Hertz Global Holdings (OTC:HTZG.Q) announced a plan on Tuesday that should enable the vehicle rental company to exit Chapter 11 bankruptcy as a stronger and more financially sound business.
Knighthead Capital Management and Certares Opportunities will serve as sponsors of the plan. They will combine to invest up to $4.2 billion to purchase as much as 100% -- and not less than a majority stake -- of common shares of the reorganized Hertz. The proposal will be accompanied by a new $1 billion first-lien financing and a new $1.5 billion revolving credit facility, which should put the company on pace to exit Chapter 11 in early to mid summer.
Paul Stone, Hertz's CEO, said in a news release: "We've been making excellent progress on our financial and operational initiatives and repositioning our business as we prepare for increased travel demand as the pandemic subsides. We're grateful for the commitment of our exceptional employees and teams around the world working tirelessly to maintain smooth operations with safe and outstanding service to our customers."
The saga since Hertz filed for bankruptcy has included billionaire hedge fund manager Carl Icahn throwing in the towel, a head-scratching jump in the stock price of nearly 900%, and Hertz's eventual delisting from the New York Stock Exchange.

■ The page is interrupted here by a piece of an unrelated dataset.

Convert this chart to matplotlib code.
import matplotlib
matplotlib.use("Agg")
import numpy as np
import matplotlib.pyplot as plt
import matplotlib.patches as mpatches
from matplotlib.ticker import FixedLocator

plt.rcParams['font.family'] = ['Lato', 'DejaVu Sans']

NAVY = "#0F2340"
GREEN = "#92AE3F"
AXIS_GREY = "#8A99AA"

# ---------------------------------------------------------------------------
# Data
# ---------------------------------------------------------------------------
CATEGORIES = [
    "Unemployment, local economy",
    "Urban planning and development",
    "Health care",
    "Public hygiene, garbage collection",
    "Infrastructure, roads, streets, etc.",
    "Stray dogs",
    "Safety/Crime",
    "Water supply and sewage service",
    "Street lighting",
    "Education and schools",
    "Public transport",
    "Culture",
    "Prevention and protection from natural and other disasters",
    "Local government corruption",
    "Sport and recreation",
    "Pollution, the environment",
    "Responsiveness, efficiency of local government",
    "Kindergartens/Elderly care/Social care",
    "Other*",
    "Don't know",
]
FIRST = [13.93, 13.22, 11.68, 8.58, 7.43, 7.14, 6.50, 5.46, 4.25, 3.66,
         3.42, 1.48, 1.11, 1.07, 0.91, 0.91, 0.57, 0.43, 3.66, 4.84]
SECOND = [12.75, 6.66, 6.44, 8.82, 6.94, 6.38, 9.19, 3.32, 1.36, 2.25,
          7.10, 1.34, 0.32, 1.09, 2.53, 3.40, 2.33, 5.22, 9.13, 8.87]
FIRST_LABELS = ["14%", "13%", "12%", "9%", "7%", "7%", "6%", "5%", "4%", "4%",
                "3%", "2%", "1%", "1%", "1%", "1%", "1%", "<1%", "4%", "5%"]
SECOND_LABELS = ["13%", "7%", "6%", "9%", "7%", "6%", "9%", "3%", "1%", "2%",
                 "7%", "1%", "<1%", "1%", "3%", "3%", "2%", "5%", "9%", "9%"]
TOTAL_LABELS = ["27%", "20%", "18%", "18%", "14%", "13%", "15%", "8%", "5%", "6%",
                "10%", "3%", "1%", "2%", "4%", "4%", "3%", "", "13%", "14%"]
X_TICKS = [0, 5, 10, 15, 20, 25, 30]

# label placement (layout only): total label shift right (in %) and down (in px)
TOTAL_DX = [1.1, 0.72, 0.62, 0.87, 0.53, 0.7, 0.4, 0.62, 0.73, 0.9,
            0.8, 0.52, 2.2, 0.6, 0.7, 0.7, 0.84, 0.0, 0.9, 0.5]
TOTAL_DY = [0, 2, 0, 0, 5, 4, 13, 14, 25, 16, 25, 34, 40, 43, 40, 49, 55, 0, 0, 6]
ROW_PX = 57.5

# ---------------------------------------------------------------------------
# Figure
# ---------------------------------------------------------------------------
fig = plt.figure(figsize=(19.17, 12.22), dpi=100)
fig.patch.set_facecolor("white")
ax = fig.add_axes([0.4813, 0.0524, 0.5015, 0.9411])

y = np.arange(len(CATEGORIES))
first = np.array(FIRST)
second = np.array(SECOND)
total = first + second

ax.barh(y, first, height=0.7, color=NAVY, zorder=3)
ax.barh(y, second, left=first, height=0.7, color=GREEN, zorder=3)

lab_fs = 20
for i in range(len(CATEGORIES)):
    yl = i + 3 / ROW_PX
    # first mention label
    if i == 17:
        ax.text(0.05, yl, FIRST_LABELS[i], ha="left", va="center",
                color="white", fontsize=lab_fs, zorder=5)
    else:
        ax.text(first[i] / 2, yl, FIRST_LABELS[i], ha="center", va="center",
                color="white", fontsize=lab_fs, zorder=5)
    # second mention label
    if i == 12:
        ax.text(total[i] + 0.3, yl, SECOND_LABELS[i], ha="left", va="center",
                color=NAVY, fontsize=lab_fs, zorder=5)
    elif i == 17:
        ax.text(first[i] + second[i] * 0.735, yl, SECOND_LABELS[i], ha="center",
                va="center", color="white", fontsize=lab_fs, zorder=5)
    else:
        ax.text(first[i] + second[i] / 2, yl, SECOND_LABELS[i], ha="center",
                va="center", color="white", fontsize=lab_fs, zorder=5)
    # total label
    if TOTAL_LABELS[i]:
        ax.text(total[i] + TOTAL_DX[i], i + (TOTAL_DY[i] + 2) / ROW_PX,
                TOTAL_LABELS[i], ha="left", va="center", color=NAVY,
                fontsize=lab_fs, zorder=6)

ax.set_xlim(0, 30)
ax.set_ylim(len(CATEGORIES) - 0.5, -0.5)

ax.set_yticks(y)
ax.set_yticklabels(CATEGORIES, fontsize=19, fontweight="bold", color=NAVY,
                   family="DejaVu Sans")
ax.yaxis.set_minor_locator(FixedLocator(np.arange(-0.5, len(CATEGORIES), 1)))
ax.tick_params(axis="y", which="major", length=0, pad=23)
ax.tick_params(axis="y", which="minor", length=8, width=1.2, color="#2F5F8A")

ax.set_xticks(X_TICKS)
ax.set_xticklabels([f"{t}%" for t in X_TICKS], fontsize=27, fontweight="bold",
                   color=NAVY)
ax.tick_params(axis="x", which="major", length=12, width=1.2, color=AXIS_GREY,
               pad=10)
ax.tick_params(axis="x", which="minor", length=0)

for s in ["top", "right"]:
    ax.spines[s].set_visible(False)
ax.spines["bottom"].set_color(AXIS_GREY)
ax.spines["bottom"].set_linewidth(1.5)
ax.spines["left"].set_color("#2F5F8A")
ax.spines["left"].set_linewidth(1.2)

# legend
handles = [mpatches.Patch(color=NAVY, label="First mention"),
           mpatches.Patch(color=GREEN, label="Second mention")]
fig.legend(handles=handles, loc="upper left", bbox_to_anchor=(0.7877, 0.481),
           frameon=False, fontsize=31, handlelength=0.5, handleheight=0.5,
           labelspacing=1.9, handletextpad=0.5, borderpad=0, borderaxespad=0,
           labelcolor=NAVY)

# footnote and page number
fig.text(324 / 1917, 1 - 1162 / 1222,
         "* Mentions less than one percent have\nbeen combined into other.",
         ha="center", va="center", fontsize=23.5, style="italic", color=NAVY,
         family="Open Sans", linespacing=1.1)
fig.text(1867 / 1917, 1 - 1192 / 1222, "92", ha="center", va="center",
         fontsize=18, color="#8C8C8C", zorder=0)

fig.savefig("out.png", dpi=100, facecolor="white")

The next step now is for the Bankruptcy Court to meet April 16 and approve the terms of the plan and proposed investments. The reorganized company should emerge with a more-sustainable capital structure, less corporate debt, and a less-leveraged debt structure for its vehicle fleet, which is what got Hertz in trouble initially. Meanwhile, investors will wait for a rebound in travel business.